Saturday, August 28, 2010

Accumulation of Capital and Knowledge

Accumulation of Capital and Knowledge
by Alex Merced

 While I've discussed capital accumulation a couple of times before I though I'd re-explain this concept and it's implications again since it's so pivotal in understanding many of todays fundamental political questions such as...

Why do the rich grow wealthier at a faster rate than the none rich, why do the smarter get smarter faster than the none-smart?



Capital Accumulation

 The basic premise is this, every input creates output, so the more inputs I have the more output I can create. While innovation and new technology will help magnify the effect of this process let's suspend disbelief and that technology is no longer progressing forward how can a society still become more prosperous?

Example:

Smith has $100 with which he can buy a machine that he can create enough goods that he'll generate $20 each week when bringing those goods to the market. So in 5 weeks he'll have recovered his cost and buy another of the same machine and begin to generate $40 and now it'll only 2 1/2 weeks before another machine can be bought.

So even though the machines weren't getting any better or efficient, accumulating the capital of this machinery allowed Smith to generate more wealth in a smaller period of time. It's this process that explains why people with more capital, or "rich" people may be able to accumulate more wealth at faster rates. Those who aren't rich are either earlier in this process of wealth accumulation if they are making these investments, or may be stuck in their circumstances due to lack of investment spending, because they chose to consume instead.

If smith instead bought $100 worth of apples and ate or consumed them, the end results is that smith has nothing left. So consumption in itself does not create more for smith, he must make an investment in order to ensure he can continue his consumption habits. In this case he could save $50 worth of the apples for later or sell them for $100 (assuming he can find a buyer) and consume the other $50.

Notice the difference...

In the first scenario Smith consumed $100 of apples and now has nothing

While in the second scenario Smith consumed $50 of apples and invested/saved the other $50 of Apples is still left with $100 in the end even after consuming $50 meaning a total of $150 of wealth existed for Smith throughout this scenario.

(NOTE: It's with this realization that one should look very suspect at statistics like Gross Domestic Product which assume the creation of value for Consumption spending is the same as Investment Spending, and that all Government spending is equally valuable whether it's on investment or consumption since it only measures the dollars committed not the dollars returned from expenditures. In either of the above examples the GDP of smith would be $100 yet it's obvious he was better off in one example over the other.)

(NOTE 2: The Reason GDP would only be $100 for Smith personally either way cause the only purchase he made was the $100 of apples, and GDP ignored the $100 returned from selling half his apples until he spends it. So GDP is always ignoring return of expenditures, which is this example are vastly different.)


Knowledge Accumulation

 Now if your reading this it's safe to assume your interested in accumulating knowledge, and knowledge accumulation works very similar to that of the example above.
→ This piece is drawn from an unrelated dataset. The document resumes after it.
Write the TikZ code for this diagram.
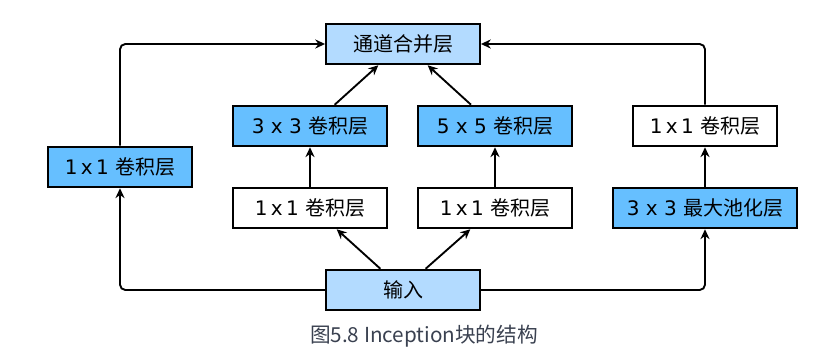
\documentclass[tikz,border=0pt]{standalone}
\usepackage{fontspec}
\setmainfont{DejaVu Sans}
\newfontfamily\cjk{Noto Sans CJK SC}
\usetikzlibrary{arrows.meta,positioning}

\definecolor{convblue}{HTML}{66BFFF}
\definecolor{lightblue}{HTML}{B3DBFF}
\definecolor{captgray}{HTML}{3A4150}

\begin{document}
\begin{tikzpicture}[
    x=0.75pt, y=-0.75pt,
    font=\fontsize{15pt}{17pt}\selectfont,
    layerbase/.style={draw, line width=1.4pt, minimum height=30.5pt,
        inner sep=2pt, align=center},
    ioblock/.style={layerbase, fill=lightblue, minimum width=115.5pt},
    convblock/.style={layerbase, fill=convblue, minimum width=116pt},
    plainblock/.style={layerbase, fill=white, minimum width=116pt},
    arrow/.style={-{Stealth[length=2.6mm, width=2.4mm]}, line width=1.4pt, rounded corners=4pt},
]
\useasboundingbox (0,0) rectangle (819,364);

% top and bottom
\node[ioblock] (concat) at (403,44)  {\cjk 通道合并层};
\node[ioblock] (input)  at (403,290) {\cjk 输入};

% path 1
\node[convblock, minimum width=108.5pt] (p1conv) at (120,167) {1\,x\,1 {\cjk 卷积层}};
% path 2
\node[plainblock] (p2red)  at (310,208) {1\,x\,1 {\cjk 卷积层}};
\node[convblock]  (p2conv) at (310,126) {3 x 3 {\cjk 卷积层}};
% path 3
\node[plainblock] (p3red)  at (495,208) {1\,x\,1 {\cjk 卷积层}};
\node[convblock]  (p3conv) at (495,126) {5 x 5 {\cjk 卷积层}};
% path 4
\node[convblock, minimum width=138.5pt] (p4pool) at (705,208) {3 x 3 {\cjk 最大池化层}};
\node[plainblock, minimum width=108.5pt] (p4conv) at (705,126) {1\,x\,1 {\cjk 卷积层}};

\draw[arrow] (input.west) -| (p1conv.south);
\draw[arrow] (p1conv.north) |- (concat.west);

\draw[arrow] ([xshift=-17pt]input.north) -- ([xshift=20pt]p2red.south);
\draw[arrow] (p2red) -- (p2conv);
\draw[arrow] ([xshift=18.5pt]p2conv.north) -- ([xshift=-18.5pt]concat.south);

\draw[arrow] ([xshift=17pt]input.north) -- ([xshift=-18.5pt]p3red.south);
\draw[arrow] (p3red) -- (p3conv);
\draw[arrow] ([xshift=-18pt]p3conv.north) -- ([xshift=18.5pt]concat.south);

\draw[arrow] (input.east) -| (p4pool.south);
\draw[arrow] (p4pool) -- (p4conv);
\draw[arrow] (p4conv.north) |- (concat.east);

\node[text=captgray, font=\cjk\fontsize{15.5pt}{18pt}\selectfont] (caption) at (424,336) {图5.8 Inception块的结构};
\end{tikzpicture}
\end{document}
For example, when you were a child in Kindergarten or First Grade you were learning the basics of communication such as the alphabet and how to read, and it takes long time develop those basic skills. Yet, as you get older and you master these fundamental pieces of knowledge your able to attain other pieces of knowledge at greater rates in smaller time frames, or else no child would be able to handle the difference in workload from 1st grade to college. The more you participate in this process the faster and great it becomes. The smart get smarter faster cause they've invested more in previous knowledge to attain future knowledge in the same way smith had invested more in previous capital to purchase future capital.


Conclusion

Many find this magnification of wealth growth to be a sign of inequity, although it's actually the result of the process that creates prosperity, knowledge and wisdom. To demonize capital accumulation and say capital must be taken from the rich and given to the poor is like saying we must take knowledge from a genius and give it to someone who may be referred to as "stupid". We should not fault those who are later in the process of capital accumulation for other being in the early stages of it, their participation in this process does not prevent other from participating in it.

Also, it's this process that separates developed countries from underdeveloped countries. It's not that technological innovations and practices are kept secret from these developing nations, but they are earlier in the stages of capital accumulation making growth seem slower relative to countries further along in the process. Yet if countries further along in this process take it for granted and consume all the fruits of these investments they may find themselves falling behind quite quick.